4 Reasons Why CEOs Should Use Social Media

We encourage you to use these as ammo during your next status meeting.

There have been several studies on the social media usage from the corner office — all of which show that CEOs really doesn’t have the time or interest in developing a presence online.

As any PR practitioner worth their salt will tell you, this is a travesty. Today, consumers of any brand appreciate transparency above all else.

One of the most recent reports was by DOMO and CEO.com, which shows more than 60 percent of all CEOs are not on social media. As in, at all.

Those of us who have a path to the CEO, be it directly or through an internal corp comms connection, have heard all the excuses before. Complaints about being too busy, not having enough to say, or just not having a proclivity for it.

What they wouldn’t believe is that consumers and shareholders alike appreciate the visible or even the slightly vociferous CEO. Here are four reasons why they should reconsider:

1. They are halfway there already. 

PHOTO: McKinsey & Company

Been to LinkedIn lately? So have 74 percent of CEOs today. Some are active and others not so much, but at least they have some type of presence.

Your CEO may not have time but he or she definitely has thoughts. Ask for a monthly 30-minute meeting. Come there prepared with industry trends, insights about company news, and even what the competition is doing. Some of the most shared stories on social media are from CEOs with an opinion.

And if all else fails, vanity is a thing. So is ghostwriting.

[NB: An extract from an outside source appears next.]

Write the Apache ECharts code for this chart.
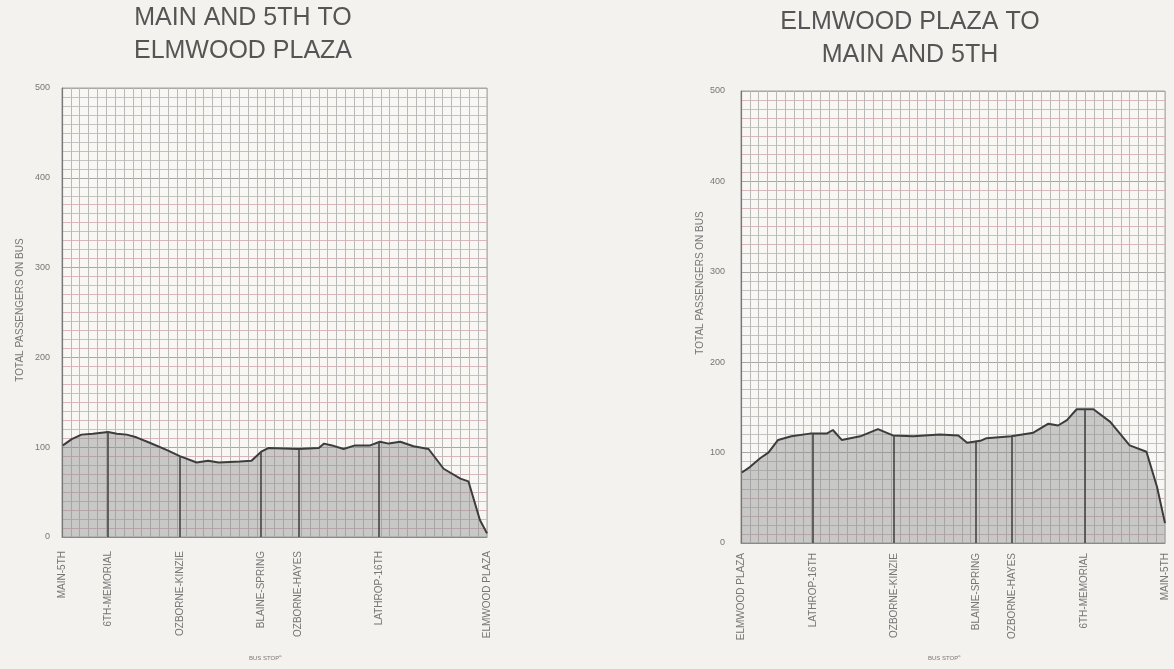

Just sayin’.

2. They can humanize a brand. 

humanize brand
IMAGE: Mashable

Most marketers will tell you that people do not buy products from brands they know; they buy from brands they trust. 

If we tell someone our client’s product is great, we look like talking heads. If the CEO says the same thing, he or she may capture the interest of consumers.

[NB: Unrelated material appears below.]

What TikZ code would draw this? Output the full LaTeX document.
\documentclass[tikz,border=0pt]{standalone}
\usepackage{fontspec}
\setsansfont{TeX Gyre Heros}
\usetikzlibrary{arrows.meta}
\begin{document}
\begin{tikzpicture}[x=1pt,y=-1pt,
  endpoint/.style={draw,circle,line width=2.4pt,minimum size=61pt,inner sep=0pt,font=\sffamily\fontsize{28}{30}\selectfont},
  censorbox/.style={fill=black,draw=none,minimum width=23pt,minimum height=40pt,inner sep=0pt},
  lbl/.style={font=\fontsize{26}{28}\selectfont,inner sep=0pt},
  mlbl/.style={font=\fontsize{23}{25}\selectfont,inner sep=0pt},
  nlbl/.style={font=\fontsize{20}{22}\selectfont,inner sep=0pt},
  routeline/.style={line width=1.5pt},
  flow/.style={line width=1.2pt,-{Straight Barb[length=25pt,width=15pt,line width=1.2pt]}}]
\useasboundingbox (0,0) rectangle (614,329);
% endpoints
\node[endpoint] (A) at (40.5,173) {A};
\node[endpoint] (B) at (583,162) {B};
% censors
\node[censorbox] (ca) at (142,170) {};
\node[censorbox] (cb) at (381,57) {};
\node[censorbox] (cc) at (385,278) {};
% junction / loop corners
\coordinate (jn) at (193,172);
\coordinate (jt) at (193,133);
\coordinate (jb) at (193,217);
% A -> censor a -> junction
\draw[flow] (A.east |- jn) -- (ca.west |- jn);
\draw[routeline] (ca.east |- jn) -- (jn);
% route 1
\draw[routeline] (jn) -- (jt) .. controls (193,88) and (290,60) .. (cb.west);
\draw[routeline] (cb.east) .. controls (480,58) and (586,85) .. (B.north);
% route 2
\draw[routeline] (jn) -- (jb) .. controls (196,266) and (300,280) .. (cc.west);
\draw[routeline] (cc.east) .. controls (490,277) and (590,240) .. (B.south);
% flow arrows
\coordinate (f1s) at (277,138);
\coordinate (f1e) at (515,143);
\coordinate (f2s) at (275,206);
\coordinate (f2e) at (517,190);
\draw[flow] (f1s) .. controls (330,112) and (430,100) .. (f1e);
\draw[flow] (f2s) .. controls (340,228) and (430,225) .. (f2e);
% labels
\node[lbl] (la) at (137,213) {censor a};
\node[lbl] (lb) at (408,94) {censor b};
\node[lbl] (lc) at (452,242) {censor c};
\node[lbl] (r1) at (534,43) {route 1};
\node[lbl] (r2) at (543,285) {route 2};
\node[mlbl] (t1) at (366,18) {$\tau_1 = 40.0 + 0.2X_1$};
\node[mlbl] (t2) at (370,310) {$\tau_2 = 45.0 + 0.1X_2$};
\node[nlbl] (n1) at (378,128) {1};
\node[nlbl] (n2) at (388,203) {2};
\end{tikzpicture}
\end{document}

Look at Richard Branson, Mark Cuban, Jack Welch, Tim Cook, Larry Page, and so on…

These are all CEOs people quote and pay to hear. Think about the most successful brands in your client’s industry. You know, the one on the tote board in the conference room. Who is the CEO of that company? Odds are that CEO is visual and vocal. From well-placed thought leadership to a finely penned editorial, the best way to gain trust from the public is to communicate with them first.

3. They can attract premium talent. 

IMAGE: Adweek

You know all those ‘Great Places to Work’ awards we shill from time to time? HR isn’t the only office that likes seeing those ratings. Your CEO adores them because it shows a viable company worth interest. These are the companies blue-chip talent seek as well.

Recruitment to retention, these hallowed terms adored by your CEO and CTO (talent, not technology) are important to developing a roster that can do great things for a company.

In order to get that roster, a CEO has to be out there doing what it takes to tow the company line (on Twitter), share pictures (via Instagram), or discussing the newest award on the mantle (on LinkedIn).

4. They can’t hide behind risk either. 

social risk
IMAGE: Shutterstock

Everyone from the largest to the most niche public relations agencies “specialize” in crisis management. Others hire “stellar” digital PR talents as well. That said, these people know how to write, understand the public, and help ensure content is not placed online unless it is vetted.

In times of crisis, people want to hear from the CEO. In times of celebration, a CEO appearance isn’t bad either.

Whether it’s a fun tweet or an informative Facebook post, as a CEO, there is a desire from the public and a responsibility from the company to have its chief executive offer a little bit of insight.

And besides, we know what we’re doing. As your PR pros, we won’t let you fail.